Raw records

--

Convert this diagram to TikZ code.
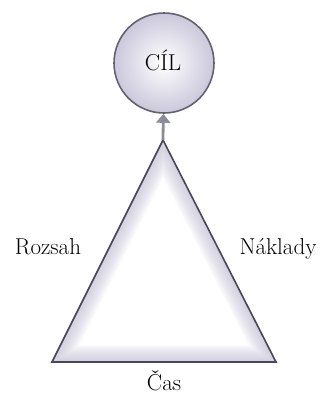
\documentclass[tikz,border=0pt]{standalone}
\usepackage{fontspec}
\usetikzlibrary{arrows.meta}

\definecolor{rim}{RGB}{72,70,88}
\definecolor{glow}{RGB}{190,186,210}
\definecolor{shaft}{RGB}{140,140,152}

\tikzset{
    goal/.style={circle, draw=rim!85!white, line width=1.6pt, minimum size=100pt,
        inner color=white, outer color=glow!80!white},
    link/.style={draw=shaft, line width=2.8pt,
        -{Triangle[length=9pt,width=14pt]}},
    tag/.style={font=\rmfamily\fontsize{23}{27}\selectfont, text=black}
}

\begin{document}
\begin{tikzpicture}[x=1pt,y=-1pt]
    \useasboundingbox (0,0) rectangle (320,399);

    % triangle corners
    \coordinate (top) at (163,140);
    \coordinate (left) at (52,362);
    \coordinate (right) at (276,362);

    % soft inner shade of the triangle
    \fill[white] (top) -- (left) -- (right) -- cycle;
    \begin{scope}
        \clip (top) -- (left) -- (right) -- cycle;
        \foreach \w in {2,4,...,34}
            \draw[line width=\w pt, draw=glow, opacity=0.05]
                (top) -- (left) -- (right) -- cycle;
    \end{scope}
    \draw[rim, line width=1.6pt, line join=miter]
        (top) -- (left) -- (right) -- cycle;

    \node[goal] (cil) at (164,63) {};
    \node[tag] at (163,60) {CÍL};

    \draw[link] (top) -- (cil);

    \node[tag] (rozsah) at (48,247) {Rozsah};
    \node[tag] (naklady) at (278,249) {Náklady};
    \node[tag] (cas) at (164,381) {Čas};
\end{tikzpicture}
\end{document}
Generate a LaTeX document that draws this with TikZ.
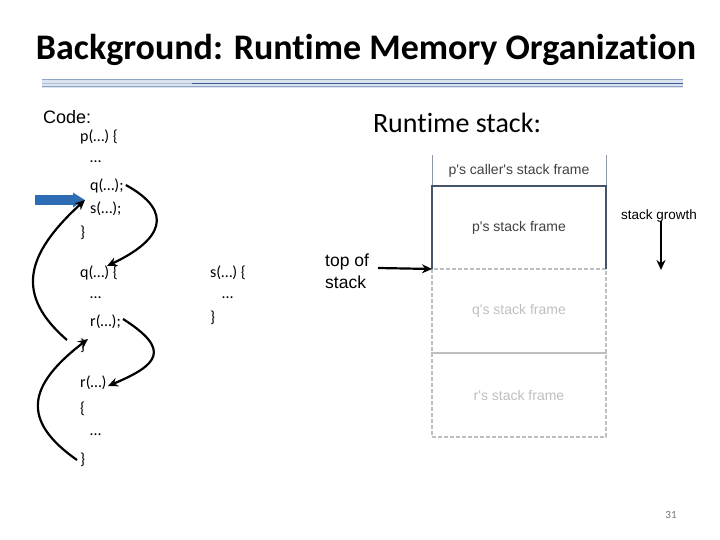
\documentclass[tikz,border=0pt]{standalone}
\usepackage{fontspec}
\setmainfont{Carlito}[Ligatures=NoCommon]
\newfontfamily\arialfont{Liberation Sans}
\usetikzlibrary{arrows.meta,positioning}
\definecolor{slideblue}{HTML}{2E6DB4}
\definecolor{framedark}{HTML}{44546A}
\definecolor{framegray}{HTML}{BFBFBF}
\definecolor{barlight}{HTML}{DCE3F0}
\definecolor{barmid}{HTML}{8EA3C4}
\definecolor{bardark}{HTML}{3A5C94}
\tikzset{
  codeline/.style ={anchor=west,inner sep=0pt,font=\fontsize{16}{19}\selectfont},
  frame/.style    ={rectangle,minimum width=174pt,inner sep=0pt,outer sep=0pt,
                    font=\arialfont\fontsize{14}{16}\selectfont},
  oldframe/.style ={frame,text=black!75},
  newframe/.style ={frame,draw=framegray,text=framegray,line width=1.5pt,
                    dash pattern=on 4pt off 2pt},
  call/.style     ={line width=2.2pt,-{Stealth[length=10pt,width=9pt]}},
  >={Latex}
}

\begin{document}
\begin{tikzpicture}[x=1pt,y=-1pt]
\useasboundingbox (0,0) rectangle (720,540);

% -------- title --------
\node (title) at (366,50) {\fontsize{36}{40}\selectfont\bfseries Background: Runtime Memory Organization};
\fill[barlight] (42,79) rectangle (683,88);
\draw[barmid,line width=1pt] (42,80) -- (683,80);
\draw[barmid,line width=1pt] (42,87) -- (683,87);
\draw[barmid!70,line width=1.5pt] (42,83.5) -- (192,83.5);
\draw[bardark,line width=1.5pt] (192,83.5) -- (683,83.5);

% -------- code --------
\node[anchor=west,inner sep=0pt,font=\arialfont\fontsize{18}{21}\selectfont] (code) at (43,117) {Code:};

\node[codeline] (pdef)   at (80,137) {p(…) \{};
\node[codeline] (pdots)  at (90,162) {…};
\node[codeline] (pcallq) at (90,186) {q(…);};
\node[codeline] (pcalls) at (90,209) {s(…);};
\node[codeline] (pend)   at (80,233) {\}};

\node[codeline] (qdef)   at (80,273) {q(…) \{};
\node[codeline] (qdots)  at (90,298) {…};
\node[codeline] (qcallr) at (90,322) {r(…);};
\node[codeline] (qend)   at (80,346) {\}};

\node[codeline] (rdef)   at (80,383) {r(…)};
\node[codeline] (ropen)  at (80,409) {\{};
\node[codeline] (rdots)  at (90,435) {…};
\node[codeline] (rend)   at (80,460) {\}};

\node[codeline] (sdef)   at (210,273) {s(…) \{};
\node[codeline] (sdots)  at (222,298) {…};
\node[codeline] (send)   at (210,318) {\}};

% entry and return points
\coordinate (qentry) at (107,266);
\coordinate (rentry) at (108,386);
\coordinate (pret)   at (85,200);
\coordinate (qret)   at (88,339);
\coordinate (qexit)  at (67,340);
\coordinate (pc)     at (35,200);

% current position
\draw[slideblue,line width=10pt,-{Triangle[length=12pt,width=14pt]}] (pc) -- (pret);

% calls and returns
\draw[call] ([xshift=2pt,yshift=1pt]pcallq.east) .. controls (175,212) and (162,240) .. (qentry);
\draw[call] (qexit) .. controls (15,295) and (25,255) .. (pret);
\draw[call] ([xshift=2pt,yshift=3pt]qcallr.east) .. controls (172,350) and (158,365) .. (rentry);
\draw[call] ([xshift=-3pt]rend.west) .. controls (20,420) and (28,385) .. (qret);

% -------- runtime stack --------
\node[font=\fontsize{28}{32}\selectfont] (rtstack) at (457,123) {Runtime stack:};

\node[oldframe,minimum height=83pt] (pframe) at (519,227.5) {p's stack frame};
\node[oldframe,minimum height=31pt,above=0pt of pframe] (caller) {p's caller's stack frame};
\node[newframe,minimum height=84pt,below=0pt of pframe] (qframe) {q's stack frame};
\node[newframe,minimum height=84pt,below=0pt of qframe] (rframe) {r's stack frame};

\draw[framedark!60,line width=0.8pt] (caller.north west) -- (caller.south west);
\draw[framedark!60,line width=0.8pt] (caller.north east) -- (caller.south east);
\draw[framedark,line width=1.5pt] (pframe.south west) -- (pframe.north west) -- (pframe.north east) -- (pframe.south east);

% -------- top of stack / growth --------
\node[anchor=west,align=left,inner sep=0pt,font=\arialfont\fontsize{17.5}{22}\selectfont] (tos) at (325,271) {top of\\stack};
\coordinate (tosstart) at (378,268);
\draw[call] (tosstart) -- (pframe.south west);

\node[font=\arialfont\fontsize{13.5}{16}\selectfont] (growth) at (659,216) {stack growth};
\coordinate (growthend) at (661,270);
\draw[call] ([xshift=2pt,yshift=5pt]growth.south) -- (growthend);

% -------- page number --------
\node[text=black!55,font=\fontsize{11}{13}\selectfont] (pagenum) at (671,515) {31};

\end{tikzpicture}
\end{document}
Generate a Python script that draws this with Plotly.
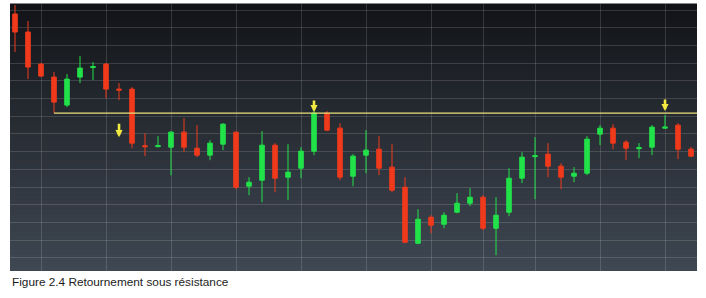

--

WRITTEN REQUEST: Check each line above for "Generate" and return the ones that have it.

SOLUTION TO THIS EXERCISE:
Generate a LaTeX document that draws this with TikZ.
Generate a Python script that draws this with Plotly.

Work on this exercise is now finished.